Independent Investigation of Military Abuses Needed
by TChris
Can we trust the Pentagon to investigate itself? In addition to criminal investigations of specific abuse allegations, the military has opened six broader investigations into the treatment of prisoners. But by charging each investigation with a narrow and specific task, the Pentagon assures itself that no investigation is likely to follow the evidence very far up the chain of command.
None of the investigations has been assigned to look specifically at higher-ups at the Pentagon, or at leadership in Central Command, which has responsibility for Iraq. Even the investigation most eagerly anticipated by Congress, Maj. Gen. George Fay's look at military interrogators, is expected to stop well short of determining if any responsibility lies with top generals or Pentagon policy-makers, because Fay's probe is designed to focus on the role of military intelligence at the prison.
Only an independent investigation can reach to the top of the Pentagon.
"No one who is a uniformed officer is going to have the authority to get into [questioning] Rumsfeld" or his top deputies, said Scott Silliman, a military justice expert and law professor at Duke University. "The only way you're going to crack that nut is to have either the statutorily independent [Pentagon] inspector general take a look at it, or Congress."

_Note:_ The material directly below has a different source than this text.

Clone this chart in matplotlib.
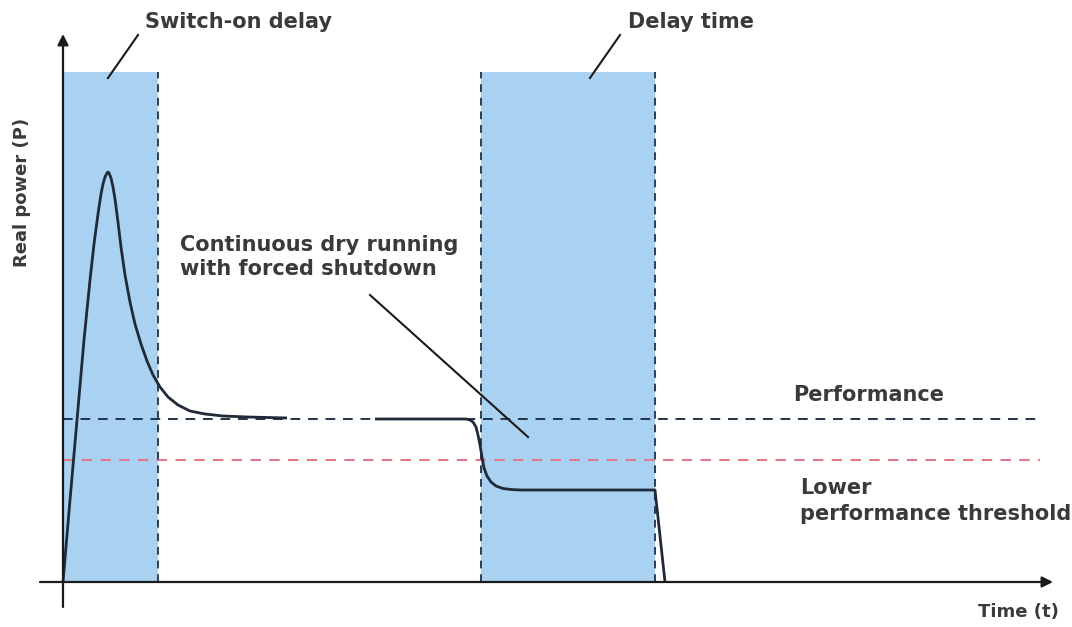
import matplotlib
matplotlib.use("Agg")
import matplotlib.pyplot as plt

plt.rcParams["font.family"] = "DejaVu Sans"

# ── Datos (unidades arbitrarias: tiempo t, potencia P) ─────────────────────────
# Arranque: subida, pico y estabilización en el nivel de rendimiento
start_t = [0, 7, 14, 21, 27, 31, 35, 38, 40, 42, 44, 45, 46, 48, 50, 52,
           55, 58, 62, 67, 72, 78, 84, 90, 97, 105, 115, 127, 142, 160,
           185, 224]
start_p = [0, 82, 162, 242, 302, 338, 368, 388, 398, 405, 409, 410, 409,
           404, 395, 383, 360, 335, 307, 280, 258, 238, 221, 207, 195,
           185, 177, 171, 168, 166, 165, 164]

# Marcha en seco: caída por debajo del umbral y desconexión forzada
dry_t = [312, 403, 407, 410, 413, 415, 417, 419, 421, 424, 428, 433, 440,
         448, 458, 592, 602]
dry_p = [163, 163, 162, 160, 155, 147, 137, 125, 114, 106, 100, 96, 93.5,
         92.5, 92, 92, 0]

performance_level = 163
lower_threshold = 122

switch_on_band = (0, 95)
delay_band = (418, 592)
band_top = 510

T_MAX = 977
TEXT = "#3a3a3a"
BLUE = "#a9d1f2"
DARK = "#1f2a38"

# ── Figura ─────────────────────────────────────────────────────────────────────
fig = plt.figure(figsize=(10.72, 6.27), dpi=100)
ax = fig.add_axes([0, 0, 1, 1])
ax.set_xlim(-63, 1009)
ax.set_ylim(-45, 582)
ax.axis("off")

# Bandas de retardo
for a, b in (switch_on_band, delay_band):
    ax.fill_between([a, b], 0, band_top, color=BLUE, lw=0, zorder=1)
for x in (switch_on_band[1], delay_band[0], delay_band[1]):
    ax.plot([x, x], [0, band_top], color="#2d3e52", lw=1.4,
            dashes=(4, 3), zorder=3)

# Niveles de referencia
ax.plot([0, T_MAX], [performance_level] * 2, color="#22344a", lw=1.4,
        dashes=(5, 4), zorder=2)
ax.plot([0, T_MAX], [lower_threshold] * 2, color="#e07a8a", lw=1.5,
        dashes=(5, 4), zorder=2)

# Curva de potencia
for tt, pp in ((start_t, start_p), (dry_t, dry_p)):
    ax.plot(tt, pp, color=DARK, lw=2.0, solid_capstyle="butt",
            solid_joinstyle="round", zorder=4)

# Ejes con flecha
arrow = dict(arrowstyle="-|>", color="#1a1a1a", lw=1.6, mutation_scale=16,
             shrinkA=0, shrinkB=0)
ax.annotate("", xy=(0, 548), xytext=(0, -25), arrowprops=arrow, zorder=5)
ax.annotate("", xy=(990, 0), xytext=(-23, 0), arrowprops=arrow, zorder=5)

# Líneas guía
ax.plot([45, 75], [504, 547], color="#1a1a1a", lw=1.5, zorder=5)
ax.plot([527, 557], [504, 547], color="#1a1a1a", lw=1.5, zorder=5)
ax.plot([307, 465], [287, 145], color="#1a1a1a", lw=1.5, zorder=5)

# Textos
kw = dict(color=TEXT, fontweight="bold", zorder=6)
ax.text(82, 560, "Switch-on delay", ha="left", va="center", fontsize=15, **kw)
ax.text(565, 560, "Delay time", ha="left", va="center", fontsize=15, **kw)
ax.text(117, 325, "Continuous dry running\nwith forced shutdown",
        ha="left", va="center", linespacing=1.25, fontsize=15, **kw)
ax.text(730, 187, "Performance", ha="left", va="center", fontsize=15, **kw)
ax.text(737, 81, "Lower\nperformance threshold", ha="left", va="center",
        linespacing=1.35, fontsize=15, **kw)
ax.text(915, -30, "Time (t)", ha="left", va="center", fontsize=13, **kw)
ax.text(-41, 390, "Real power (P)", ha="center", va="center",
        rotation=90, fontsize=13, **kw)

fig.savefig("out.png", dpi=100)
plt.close()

Donald Rumsfeld undoubtedly hoped to preempt an independent investigation by appointing a panel, headed by former defense secretary James Schlesinger, to review the military's detention operations and decide whether further inquiries are warranted. But the panel, hand-picked by Rumsfeld, is hardly independent, as evidenced by remarks made by one of its members, former Republican Congresswoman Tillie Fowler, who insists that Rumsfeld will not be a focus of the panel's investigation.